25. Ultimately, these are questions of fact depending on all the circumstances involved. Relevant factors to consider in determining these questions (in addition to whether the occupier has a right to exclusive possession) include the degree of control retained by the owner and the extent of any services provided by the owner such as room cleaning, provision of meals, supply of linen and shared amenities (Allen v. Aller (1966) 1 NSWR 572), Appah v. Parncliffe Investments Ltd [1964] 1 All ER 838 and Marchant v. Charters [1977] 3 All ER 918).
26. If an asset is used partly for business and partly to derive rent at any given time, it will be a question of fact dependent on all the circumstances as to whether the main use of the asset at that time is to derive rent. No one single factor will necessarily be determinative, and resolving the matter is likely to involve a consideration of a range of factors such as:
• the comparative areas of use of the premises (between deriving rent and other uses); and
• the comparative levels of income derived from the different uses of the asset.
The Commissioner accepts your contentions that the income from fees for providing areas of the Leased Land for equipment storage should not be considered rental income. The equipment owners do not have a lease or any other arrangement providing them with exclusive possession of the areas set aside for their storage needs. Company X is entitled to move equipment to different areas if required. The verbal storage agreement with equipment owners provides for maintenance and storage only. Further, Company X offers significant services to equipment owners, including maintenance, loaning of tools for the equipment as well as providing advice related to the equipment.
For the purposes of a comparative analysis of business income derived from Property A to the income from residential rent, the Commissioner has contemplated apportioning the business income between Property A and the Leased Land. However, on consideration of the facts in this case it is evident that the generation of business income is dependent on the combined use of both Property A and the Leased Land. It is therefore appropriate that all of Company X's business income is considered derived from and attributable to both Property A and the Leased for the purpose of the comparative analysis.
On this basis, Company A's business use of Property A on the basis of land area was greater than that used by the rental residence, and also income derived was greater than that derived by the Taxpayers from residential rental.
By application of the comparative analysis of area used and income proposed by paragraph 26 of TD 2006/78, to the circumstances of this case it can be concluded that the main use by the Taxpayers for the purposes of the active asset test has not been to derive rent. Therefore, the exclusion in paragraph 152-404(e) will not apply.
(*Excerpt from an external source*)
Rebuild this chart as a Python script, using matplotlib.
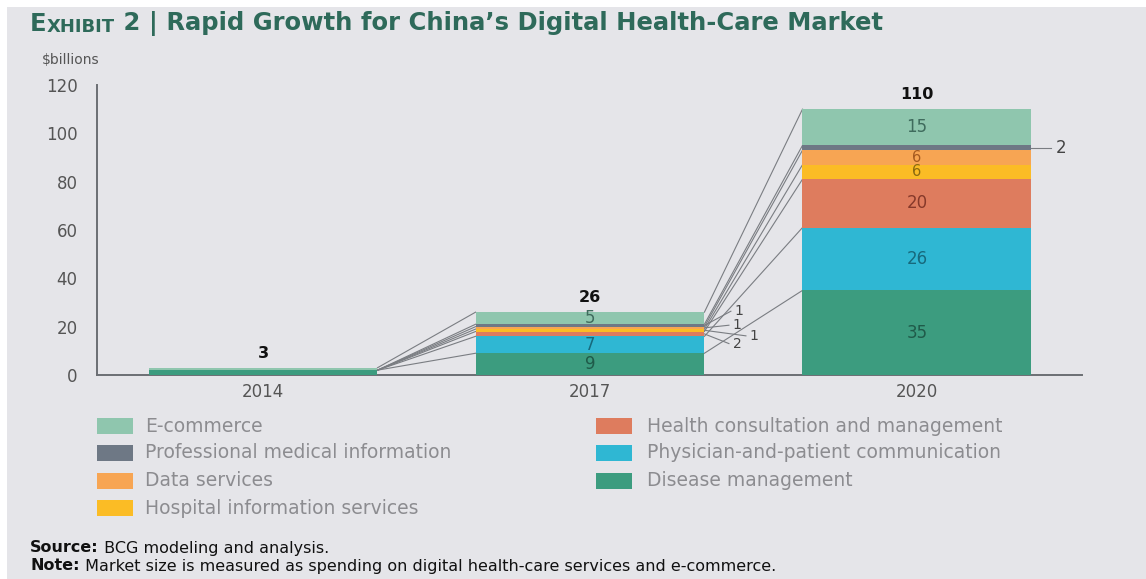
import matplotlib
matplotlib.use("Agg")
import matplotlib.pyplot as plt
from matplotlib.patches import Rectangle
import numpy as np

# ---------------- data ----------------
years = ["2014", "2017", "2020"]
disease = [2, 9, 35]
physician = [0, 7, 26]
health = [0, 2, 20]
hospital = [0, 1, 6]
data_services = [0, 1, 6]
professional = [0, 1, 2]
ecommerce = [1, 5, 15]
totals = [3, 26, 110]
y_ticks = [0, 20, 40, 60, 80, 100, 120]

# stacking order bottom -> top
stack_names = ["Disease management", "Physician-and-patient communication",
               "Health consultation and management", "Hospital information services",
               "Data services", "Professional medical information", "E-commerce"]
stack_values = [disease, physician, health, hospital, data_services, professional, ecommerce]
stack_colors = ["#3c9c7f", "#2fb7d3", "#de7c5e", "#fbbc25", "#f7a553", "#6e7885", "#8fc6ae"]
label_colors = ["#1f5a49", "#17697c", "#86392a", "#8a6a10", "#a55a20", "#333333", "#3f6b5d"]

legend_left = ["E-commerce", "Professional medical information", "Data services",
               "Hospital information services"]
legend_right = ["Health consultation and management", "Physician-and-patient communication",
                "Disease management"]

BG = "#e5e5e9"
FONT = "DejaVu Sans"

fig = plt.figure(figsize=(11.46, 5.79), dpi=100)
fig.patch.set_facecolor(BG)
# white frame strips (top / left) like the reference
fig.add_artist(Rectangle((0, 1 - 7 / 579), 1, 7 / 579, transform=fig.transFigure,
                         facecolor="white", edgecolor="none"))
fig.add_artist(Rectangle((0, 0), 7 / 1146, 1, transform=fig.transFigure,
                         facecolor="white", edgecolor="none"))

ax = fig.add_axes([97 / 1146, (579 - 375) / 579, (1082 - 97) / 1146, 290 / 579])
ax.set_facecolor(BG)
x = np.arange(len(years))
width = 0.70

bottoms = np.zeros(len(years))
tops_list = []
for name, vals, col in zip(stack_names, stack_values, stack_colors):
    vals = np.array(vals, dtype=float)
    ax.bar(x, vals, width, bottom=bottoms, color=col, edgecolor="none", zorder=3)
    bottoms = bottoms + vals
    tops_list.append(bottoms.copy())

# connector lines between bars
for tops in tops_list:
    for i in range(len(years) - 1):
        ax.plot([x[i] + width / 2, x[i + 1] - width / 2], [tops[i], tops[i + 1]],
                color="#7a7d82", lw=0.8, zorder=2)

# labels inside segments
cum = np.zeros(len(years))
inside = {1: [0, 1, 6], 2: [0, 1, 2, 3, 4, 6]}
for k, (vals, lc) in enumerate(zip(stack_values, label_colors)):
    vals = np.array(vals, dtype=float)
    for i in range(len(years)):
        if i in inside and k in inside[i]:
            fs = 10.5 if (i == 2 and vals[i] < 8) else 12
            ax.text(x[i], cum[i] + vals[i] / 2, f"{int(vals[i])}", ha="center", va="center",
                    fontsize=fs, color=lc, family=FONT, zorder=4)
    cum = cum + vals

# outside labels for 2017 small segments (health, hospital, data, professional)
out_2017 = {2: (1.437, 13.0), 3: (1.489, 16.2), 4: (1.437, 20.6), 5: (1.443, 26.4)}
cum = np.zeros(len(years))
mids = []
for vals in stack_values:
    vals = np.array(vals, dtype=float)
    mids.append(cum + vals / 2)
    cum = cum + vals
for k, (lx, ly) in out_2017.items():
    ax.plot([x[1] + width / 2, lx - 0.012], [mids[k][1], ly], color="#7a7d82", lw=0.8, zorder=2)
    ax.text(lx, ly, f"{int(stack_values[k][1])}", ha="left", va="center", fontsize=10,
            color="#444444", family=FONT)
# outside label for 2020 professional
ax.plot([x[2] + width / 2, 2.41], [mids[5][2], mids[5][2]], color="#7a7d82", lw=0.8)
ax.text(2.425, mids[5][2], f"{int(stack_values[5][2])}", ha="left", va="center",
        fontsize=12, color="#444444", family=FONT)

# totals
for i, t in enumerate(totals):
    ax.text(x[i], t + 3, f"{t}", ha="center", va="bottom", fontsize=11.5, fontweight="bold",
            color="#111111", family=FONT)

ax.set_xlim(-0.508, 2.505)
ax.set_ylim(0, 120)
ax.set_yticks(y_ticks)
ax.set_yticklabels([str(v) for v in y_ticks], family=FONT, fontsize=12, color="#555555")
ax.set_xticks(x)
ax.set_xticklabels(years, family=FONT, fontsize=12, color="#555555")
ax.tick_params(axis="y", length=0, pad=14)
ax.tick_params(axis="x", length=0, pad=6)
for s in ["top", "right"]:
    ax.spines[s].set_visible(False)
for s in ["left", "bottom"]:
    ax.spines[s].set_color("#6b6e73")
    ax.spines[s].set_linewidth(1.4)

fig.text(42 / 1146, 1 - 60 / 579, "$billions", fontsize=10, color="#555555", family=FONT,
         va="center", ha="left")

# title with small caps "EXHIBIT"
title_color = "#2e6a5a"
t1 = fig.text(30 / 1146, 1 - 31 / 579, "E", fontsize=17.5, fontweight="bold", color=title_color,
              family=FONT, va="baseline", ha="left")
t2 = ax.annotate("XHIBIT", xy=(1, 0), xycoords=t1, fontsize=13, fontweight="bold",
                 color=title_color, family=FONT, va="bottom", ha="left")
ax.annotate(" 2 | Rapid Growth for China\u2019s Digital Health-Care Market", xy=(1, 0),
            xycoords=t2, fontsize=17.5, fontweight="bold", color=title_color, family=FONT,
            va="bottom", ha="left")

# legend (manual, two columns)
row_y = [426, 453, 481, 508]
for j, name in enumerate(legend_left):
    col = stack_colors[stack_names.index(name)]
    fig.add_artist(Rectangle((97 / 1146, 1 - (row_y[j] + 8) / 579), 36 / 1146, 16 / 579,
                             transform=fig.transFigure, facecolor=col, edgecolor="none"))
    fig.text(145 / 1146, 1 - row_y[j] / 579, name, fontsize=13.5, color="#8c8c90", family=FONT,
             va="center", ha="left")
for j, name in enumerate(legend_right):
    col = stack_colors[stack_names.index(name)]
    fig.add_artist(Rectangle((596 / 1146, 1 - (row_y[j] + 8) / 579), 36 / 1146, 16 / 579,
                             transform=fig.transFigure, facecolor=col, edgecolor="none"))
    fig.text(647 / 1146, 1 - row_y[j] / 579, name, fontsize=13.5, color="#8c8c90", family=FONT,
             va="center", ha="left")

# footnotes
s1 = fig.text(30 / 1146, 1 - 548 / 579, "Source:", fontsize=11.5, fontweight="bold",
              color="#111111", family=FONT, va="center", ha="left")
ax.annotate(" BCG modeling and analysis.", xy=(1, 0), xycoords=s1, fontsize=11.5,
            color="#111111", family=FONT, va="bottom", ha="left")
n1 = fig.text(30 / 1146, 1 - 566 / 579, "Note:", fontsize=11.5, fontweight="bold",
              color="#111111", family=FONT, va="center", ha="left")
ax.annotate(" Market size is measured as spending on digital health-care services and e-commerce.",
            xy=(1, 0), xycoords=n1, fontsize=11.5, color="#111111", family=FONT,
            va="bottom", ha="left")

fig.savefig("out.png", dpi=100, facecolor=fig.get_facecolor())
Both Property A and the Lease have been owned by the Taxpayers for less than 15 years. Company X who is a connected entity of the Taxpayers, used Property A and the Leased Land in the course of its business activities (equipment maintenance and storage), for the entire period the assets have been owned by the Taxpayers. The main use of neither Property A nor the Leased Land was not to derive rent, so the exclusion under paragraph 152-40(4)(e) does not apply. Both Property A and the Lease were active assets of the Taxpayers under paragraph 152-35(1)(b).